Юрик Чернявенький очередной раз попал в следственный изолятор на Лебедева, можно сказать, по недоразумению. Собственно, нельзя предполагать, что он был совсем невинный: он просто ботинок обронил, вылезая из форточки конторского помещения. Его в одном штиблете в соседнем квартале и взяли. Так что недолго увесистая пачуха денег согревала его птичью грудку.
Юрик вообще-то считал себя крутым мошенником, а кражами занимался по ходу, если вдруг увидит, где чего плохо валяется. В первый раз он загремел в «Гранд-Отеле», когда двинул сумочку из дамского туалета. Туда, может быть, та галантно-элегантная леди по острой необходимости зашла, вот сумочку на, рукомойнике и оставила. Рот раззявила, дура!
Хорошо, спохватилась сразу и в крик. Шухеру навела, хотя в сумочке, кроме разных дамских штучек и флакончиков, всего-то пятьдесят баксов ночной выручки было.
Вязали Юрика всполошившиеся швейцары по всем правилам современного задержания.

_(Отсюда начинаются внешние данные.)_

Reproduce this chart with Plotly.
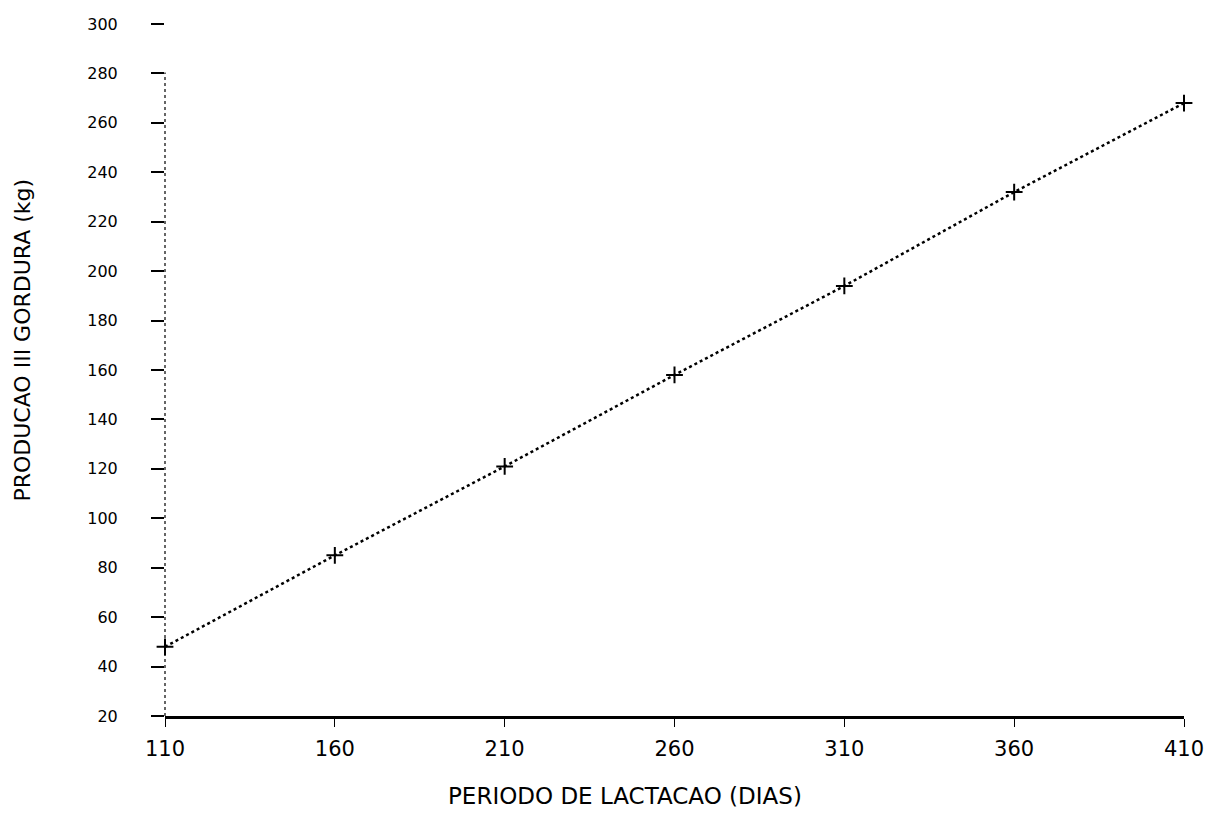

Бока, конечно, изрядно помяли.
Они, эти швейцары, курировшш, оказывается, эту миледи, крышевали, можно сказать. Они отступных с Чернявенького хотели получить, но так как кроме малинового пиджака у Юрика ничего при себе не оказалось, его операм и сдали.
Положение тогда было не столь отчаянное, как ныне. Он даже в СИЗО мог не попасть, если бы не ловчил и не врал про свое происхождение и домашние координаты. Сморозил, конечно, бывает по юности. Если бы в тот момент ментам пообещал чего-нибудь, может, в «Кресты» и не загремел бы. Ходил бы с подпиской о невыезде, да и в суде мог бы каким-нибудь штрафом отделаться.
Теперь же двушка, хоть и условная, положение усугубляла. С последней кражи за особо крупные размеры по минимуму четыре светит, и то, если адвокат найдет возможность кого надо подмазать. Плюс два. Итого шесть лет в самом расцвете молодости. Так что в перспективе розами вонять не будет — вонять, в лучшем случае, будет парашей.
Очко и теперь-то совсем рядом, а к решке братки не пускают. Там, у решки, Крот обосновался. Крутой и богатый. Кроме самого блатного места в хате (камере), он и его бригада половину Центрального района держат и еще полета барыг в городе. Знал бы он, что Чернявенький одну из его фирм на две тонны баксов кинул. Нет, от Крота надо подальше держаться. К очку ближе. Лучше с барыгами, чем с опущенными. Те на горшок с разрешения братвы ходят не чаще двух раз в день — как собаки.
И так не везет, и этак, да и сравнение, можно сказать, не в пользу «Лебедевки». «Кресты» в лимон раз лучше. Там хаты маленькие, не более семи метров, шесть мест на шконках для уважаемых, остальные на матрасах по полу, редко более двенадцати человек.
На Лебедева камеры в три раза больше, но шпротам в банке, наверное, лучше. Пятьдесят персон на восемнадцать метров, хоть и квадратных, — это чересчур. При этом два ряда шконок.блатные занимают, им-то тесно, а как остальным в порядке уплотнения?
Но что делать? У государства денег на врачей-учителей не хватает. Не до зеков теперь государству. Да и раньше почти так же было.
«Нет, „Кресты" гораздо лучше», — думал Юрик.
Там, в камере первоходок, у него и дружбан был — Глеб. Которого он позже развел удачно на пять тысяч зеленых. Палец о палец не ударив.
Юрику до первой ходки здорово повезло. Жениться по малолетке ему подфартило. Нет, не на красавице какой, а на дочке судьи Репки-на. Юрок с ней в трамвае познакомился от скуки. А когда узнал, что она дочка этого судьи, то сразу и жениться захотелось. Ему думалось, что родственный представитель правосудия его время от времени от всяких уголовных дел отмазывать будет.
Здесь Юрик, конечно, просчитался. Репкин и так не особенно был в восторге от выбора единственной дочери, когда наш герой впервые на нарах обосновался. Ну а теперь и тем паче.
Судья просто сказал ей:
— Забудь и найди кого другого. Слесаря какого-нибудь или первого встречного. Моя карьера ближе к телу. Мне пенсию достойно встречать надо. Не дай Господь, чтоб в коллегии кто узнал, что зятек мой — рецидивист. Забудь!
И еще много разных слов сказал своей дочурке Репкин, которые не переводятся ни на какой язык, разве что на матерный.
Наташка, дочка, перечить своему властному папочке не решилась, тем более что ничего существенного от ситуации не теряла. Квартирка двухкомнатная, купленная на наворованные мужем деньги, и так за мамочкой числилась, мебелишка и посуда в ней конфискату не подвергались. Вся жизнь впереди. Сказка!